_WRITTEN INSTRUCTION_
Without the pictures, output the lines of the material from the very first through the one that holds "plt.rcParams['lines.scale_dashes'] = False".

# # # # # # #

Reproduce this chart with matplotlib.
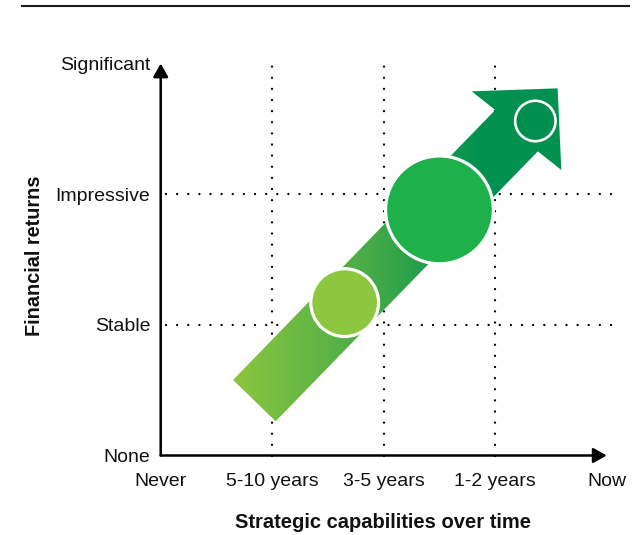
import numpy as np
import matplotlib
matplotlib.use("Agg")
import matplotlib.pyplot as plt
from matplotlib.patches import Polygon
from matplotlib.colors import LinearSegmentedColormap
from matplotlib.patches import ArrowStyle

plt.rcParams['font.family'] = ['Liberation Sans', 'DejaVu Sans']
plt.rcParams['lines.scale_dashes'] = False

# ---- data ----
x_labels = ['Never', '5-10 years', '3-5 years', '1-2 years', 'Now']
x_pos = [0, 1, 2, 3, 4]
y_labels = ['None', 'Stable', 'Impressive', 'Significant']
y_pos = [0, 1, 2, 3]

bubble_x = [1.65, 2.50, 3.36]
bubble_y = [1.17, 1.88, 2.56]
bubble_radius_px = [35.5, 55.5, 21.5]
bubble_ring_px = [3.2, 3.2, 2.6]
bubble_colors = ['#8DC63F', '#1DB04B', '#008E50']

arrow_tail = (0.84, 0.42)
arrow_tip = (3.56, 2.81)

x_title = 'Strategic capabilities over time'
y_title = 'Financial returns'

# ---- figure ----
W, H = 639, 535
fig = plt.figure(figsize=(W / 100, H / 100), dpi=100)
ax = fig.add_axes([160.7 / W, 79.5 / H, 446 / W, 392 / H])
ax.set_xlim(0, 4)
ax.set_ylim(0, 3)
for s in ax.spines.values():
    s.set_visible(False)

# dotted guide lines
dot_style = (0, (0.01, 8.0))
for xv in x_pos[1:-1]:
    ax.plot([xv, xv], [0, 3.0], color='black', lw=1.7, linestyle=dot_style,
            dash_capstyle='round', zorder=1, clip_on=False)
for yv in y_pos[1:-1]:
    ax.plot([0.05, 4.08], [yv, yv], color='black', lw=1.7, linestyle=dot_style,
            dash_capstyle='round', zorder=1, clip_on=False)

# ---- big gradient arrow ----
T = ax.transData.transform(arrow_tail)
P = ax.transData.transform(arrow_tip)
d = (P - T) / np.linalg.norm(P - T)
n = np.array([-d[1], d[0]])
shaft_hw = 29.7
head_hw = 59.5
head_len = 59.0
pts_disp = np.array([
    T + shaft_hw * n,
    P - head_len * d + shaft_hw * n,
    P - (head_len + 3) * d + head_hw * n,
    P,
    P - (head_len - 3) * d - head_hw * n,
    P - head_len * d - shaft_hw * n,
    T - shaft_hw * n,
])
pts = ax.transData.inverted().transform(pts_disp)
poly = Polygon(pts, closed=True, facecolor='none', edgecolor='none', zorder=2)
ax.add_patch(poly)

cmap = LinearSegmentedColormap.from_list('g', ['#8DC63F', '#4FAE47', '#009150'])
xmin, xmax = pts[:, 0].min(), pts[:, 0].max()
ymin, ymax = pts[:, 1].min(), pts[:, 1].max()
xs = np.linspace(xmin, xmax, 400)
g0, g1 = 0.63, 2.86
t = np.clip((xs - g0) / (g1 - g0), 0, 1)
img = ax.imshow(t[np.newaxis, :], cmap=cmap, vmin=0, vmax=1, aspect='auto',
                extent=[xmin, xmax, ymin, ymax], origin='lower',
                interpolation='bilinear', zorder=2)
img.set_clip_path(poly)
ax.set_xlim(0, 4)
ax.set_ylim(0, 3)

# ---- bubbles ----
px2pt = 72 / 100
sizes = [(2 * (r - w / 2) * px2pt) ** 2 for r, w in zip(bubble_radius_px, bubble_ring_px)]
ax.scatter(bubble_x, bubble_y, s=sizes, c=bubble_colors, edgecolors='white',
           linewidths=[w * px2pt for w in bubble_ring_px], zorder=4, clip_on=False)

# ---- axes arrows ----
style = ArrowStyle('-|>', head_length=0.8, head_width=0.45)
ax.annotate('', xy=(0, 3.0), xytext=(0, 0), xycoords='data',
            arrowprops=dict(arrowstyle=style, mutation_scale=10, lw=1.8,
                            color='black', shrinkA=0, shrinkB=0),
            annotation_clip=False, zorder=5)
ax.annotate('', xy=(4.0, 0), xytext=(0, 0), xycoords='data',
            arrowprops=dict(arrowstyle=style, mutation_scale=10, lw=1.8,
                            color='black', shrinkA=0, shrinkB=0),
            annotation_clip=False, zorder=5)

# ---- ticks ----
ax.set_xticks(x_pos, x_labels)
ax.set_yticks(y_pos, y_labels)
ax.tick_params(axis='both', length=0, labelsize=14, colors='#111111')
ax.tick_params(axis='x', pad=12.3)
ax.tick_params(axis='y', pad=7.5)

# ---- titles ----
fig.text(383 / W, 1 - 523 / H, x_title, ha='center', va='center',
         fontsize=14.5, fontweight='bold', color='#111111')
fig.text(35 / W, 1 - 256 / H, y_title, ha='center', va='center', rotation=90,
         fontsize=14.3, fontweight='bold', color='#111111')

# top rule
fig.add_artist(plt.Line2D([21.7 / W, 629 / W], [1 - 6 / H, 1 - 6 / H],
                          color='#1a1a1a', lw=1.5))

fig.savefig('out.png', dpi=100)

# # # # # # #

_EXERCISE ANSWER_
Reproduce this chart with matplotlib.
import numpy as np
import matplotlib
matplotlib.use("Agg")
import matplotlib.pyplot as plt
from matplotlib.patches import Polygon
from matplotlib.colors import LinearSegmentedColormap
from matplotlib.patches import ArrowStyle

plt.rcParams['font.family'] = ['Liberation Sans', 'DejaVu Sans']
plt.rcParams['lines.scale_dashes'] = False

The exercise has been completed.